Trial To Decide If Donald Sterling Was Properly Removed From Family Trust
An L.A. County probate judge has "scheduled a four-day trial for July 7-10 to determine" whether banned Clippers Owner Donald Sterling was "properly removed as a trustee from the Sterling Family Trust," according to Ramona Shelburne of ESPN L.A. Co-Owner Rochelle Sterling "assumed the role of sole trustee and negotiated" the pending sale of the team to Steve Ballmer after two neurologists deemed Donald Sterling was "mentally incapacitated and no longer able to conduct his own legal and business affairs." Her lawyers "requested an expedited hearing so that the sale could be approved" by the NBA BOG by July 15 and closed by Sept. 15, as outlined in the purchase agreement. Should the sale "not be closed" by Sept. 15, Ballmer "theoretically could pull out of the deal and the NBA would be forced to begin termination proceedings against Sterling again, then sell the team itself." However, sources said that there is "no indication Ballmer would do that." Bobby Samini, an attorney for Donald Sterling, yesterday said that he "intended to bring in independent experts to evaluate his client's mental status." Samini also said that his client was "determined to fight the NBA's charges to terminate his ownership." Samini: "We're going. Period. A week ago, he would have considered (selling). But the NBA didn't want to give him his dignity. They want to disgrace him. They were looking for a reason to push him out" (ESPNLA.com, 6/11). Samini added that he "plans to aggressively argue that the league is selectively punishing Sterling for his racially charged comments and that the NBA has done little to address being sued four times since 2008 for gender discrimination" (USA TODAY, 6/12).

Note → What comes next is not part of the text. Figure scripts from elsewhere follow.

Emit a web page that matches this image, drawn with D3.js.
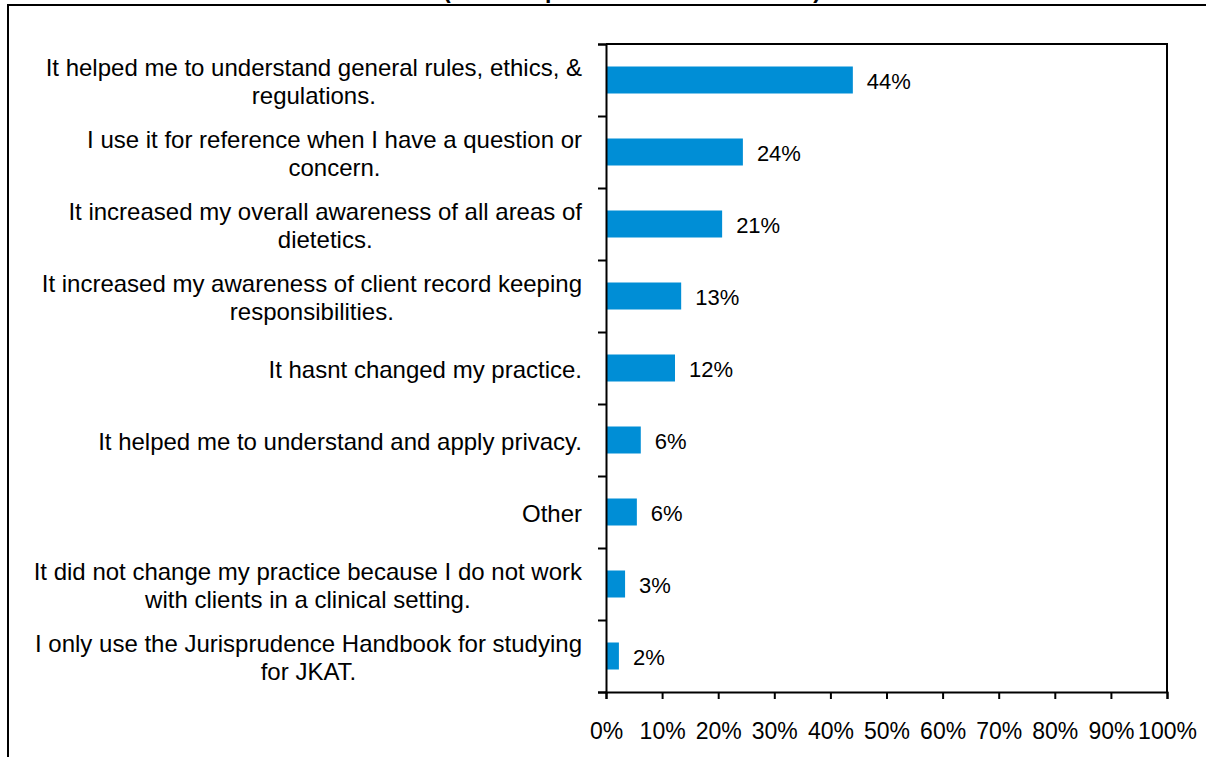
<!DOCTYPE html>
<html>
<head>
<meta charset="utf-8">
<script src="https://cdn.jsdelivr.net/npm/d3@7"></script>
<style>
  html, body { margin: 0; padding: 0; background: #fff; }
  svg { display: block; font-family: Arial, "Liberation Sans", sans-serif; }
</style>
</head>
<body>
<svg id="chart" width="1206" height="757"></svg>
<script>
// Survey answers (each entry may carry a manual line break)
const categories = [
  "It helped me to understand general rules, ethics, &\nregulations.",
  "I use it for reference when I have a question or\nconcern.",
  "It increased my overall awareness of all areas of\ndietetics.",
  "It increased my awareness of client record keeping\nresponsibilities.",
  "It hasnt changed my practice.",
  "It helped me to understand and apply privacy.",
  "Other",
  "It did not change my practice because I do not work\nwith clients in a clinical setting.",
  "I only use the Jurisprudence Handbook for studying\nfor JKAT."
];

// Share of respondents, percent
const values = [44.0, 24.4, 20.7, 13.4, 12.3, 6.2, 5.5, 3.4, 2.3];

// Axis ticks, percent
const xTicks = [0, 10, 20, 30, 40, 50, 60, 70, 80, 90, 100];

const titleText = "(Total respondents who answered)";

const svg = d3.select("#chart");
const W = 1206, H = 757;
const plot = { left: 606, right: 1167, top: 44, bottom: 692 };

svg.append("rect").attr("width", W).attr("height", H).attr("fill", "#fff");

// Title, running off the top edge of the page
svg.append("text")
  .attr("x", 632).attr("y", -2.5)
  .attr("text-anchor", "middle")
  .attr("font-size", 23).attr("font-weight", "bold")
  .text(titleText);

// Chart-area border (left and top edges)
svg.append("path")
  .attr("d", `M${W + 2},5 H8 V${H + 2}`)
  .attr("fill", "none").attr("stroke", "#000").attr("stroke-width", 2);

const x = d3.scaleLinear().domain([0, 100]).range([plot.left, plot.right]);
const y = d3.scaleBand().domain(d3.range(categories.length))
  .range([plot.top, plot.bottom])
  .paddingInner(0.625).paddingOuter(0.3125);
const yEdges = d3.scaleLinear().domain([0, categories.length]).range([plot.top, plot.bottom]);

// Plot frame: top and right edges
svg.append("path")
  .attr("d", `M${plot.left},${plot.top} H${plot.right} V${plot.bottom}`)
  .attr("fill", "none").attr("stroke", "#000").attr("stroke-width", 2);

// Bars
svg.append("g").selectAll("rect")
  .data(values)
  .join("rect")
  .attr("x", x(0))
  .attr("y", (d, i) => y(i))
  .attr("width", d => x(d) - x(0))
  .attr("height", y.bandwidth())
  .attr("fill", "#008ed6");

// Value labels
const fmt = d3.format(".0f");
svg.append("g").selectAll("text")
  .data(values)
  .join("text")
  .attr("x", d => x(d) + 14)
  .attr("y", (d, i) => y(i) + y.bandwidth() / 2 + 1)
  .attr("dominant-baseline", "central")
  .attr("font-size", 22)
  .attr("fill", "#000")
  .text(d => fmt(d) + "%");

// Category axis with ticks between categories
const yAxis = svg.append("g")
  .attr("transform", `translate(${plot.left},0)`)
  .call(d3.axisLeft(yEdges).tickValues(d3.range(categories.length + 1)).tickSize(8).tickFormat(""));
yAxis.selectAll("path, line").attr("stroke", "#000").attr("stroke-width", 2);

// Value axis
const xAxis = svg.append("g")
  .attr("transform", `translate(0,${plot.bottom})`)
  .call(d3.axisBottom(x).tickValues(xTicks).tickSize(7).tickPadding(24).tickFormat(d => d + "%"));
xAxis.selectAll("path, line").attr("stroke", "#000").attr("stroke-width", 2);
xAxis.selectAll("text")
  .attr("font-size", 23)
  .attr("font-family", 'Arial, "Liberation Sans", sans-serif')
  .attr("fill", "#000");

// Category labels: lines centred within a block that is right-aligned to the axis
const labelRight = plot.left - 24;
const lineH = 28;
const labels = svg.append("g").attr("font-size", 24).attr("fill", "#000");
categories.forEach((c, i) => {
  const lines = c.split("\n");
  const t = labels.append("text").attr("text-anchor", "middle");
  const cy = y(i) + y.bandwidth() / 2 + 1;
  const y0 = cy - (lines.length - 1) * lineH / 2;
  lines.forEach((ln, k) => {
    t.append("tspan").attr("y", y0 + k * lineH).attr("dominant-baseline", "central").text(ln);
  });
  const tsp = t.selectAll("tspan").nodes();
  const maxW = d3.max(tsp, n => n.getComputedTextLength());
  t.selectAll("tspan").attr("x", labelRight - maxW / 2);
});
</script>
</body>
</html>
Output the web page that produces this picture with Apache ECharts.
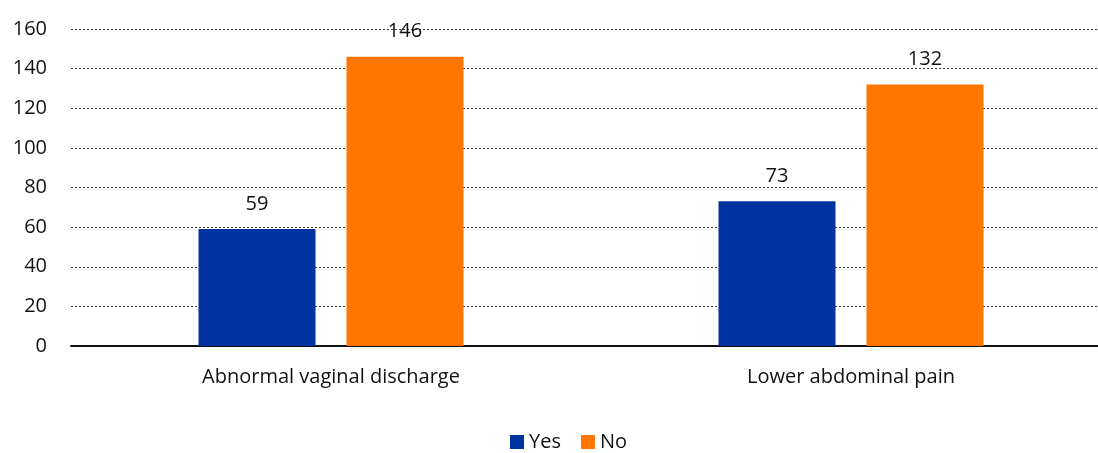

AVOIDING A SHOWDOWN: In L.A., Rainey & Fenno note Rochelle Sterling has "said through her advisors that she wanted to avoid a showdown with her husband unless it became absolutely necessary." Her petition "suggested that moment came when Donald Sterling continued to block the sale of the team." She indicated that the league seizing the team and selling it at auction could result in a "substantially lower sales price and force the Sterling trust to pay the NBA's costs in completing the transaction, which could be substantial." Rainey & Fenno note the sale agreement would "leave Ballmer in complete control of the team," but Rochelle Sterling's petition "provided new details about an arrangement that would allow her to maintain a presence with the team" (L.A. TIMES, 6/12). In N.Y., Gilbert & Cacciola note if the court "rules in favor of Sterling, the NBA would likely revert to its original plan of holding a hearing to terminate his ownership." The league would "need a three-fourths majority of the league’s 30 team owners" (N.Y. TIMES, 6/12).
ANOTHER SUIT FILED: In L.A., Javier Panzar reports former Clippers intern Frank Cooper has "filed a federal lawsuit against the Sterling Family Trust, claiming the team violated labor laws by not paying interns." Cooper alleges that he "regularly logged 40- to 50-hour work weeks as an unpaid fan relations intern for two months in fall 2012 and frequently performed the same tasks as paid employees." Maurice Pianko, Cooper’s attorney, said that he has been "speaking to other former Clippers interns and expects several others to join the suit" (L.A. TIMES, 6/12).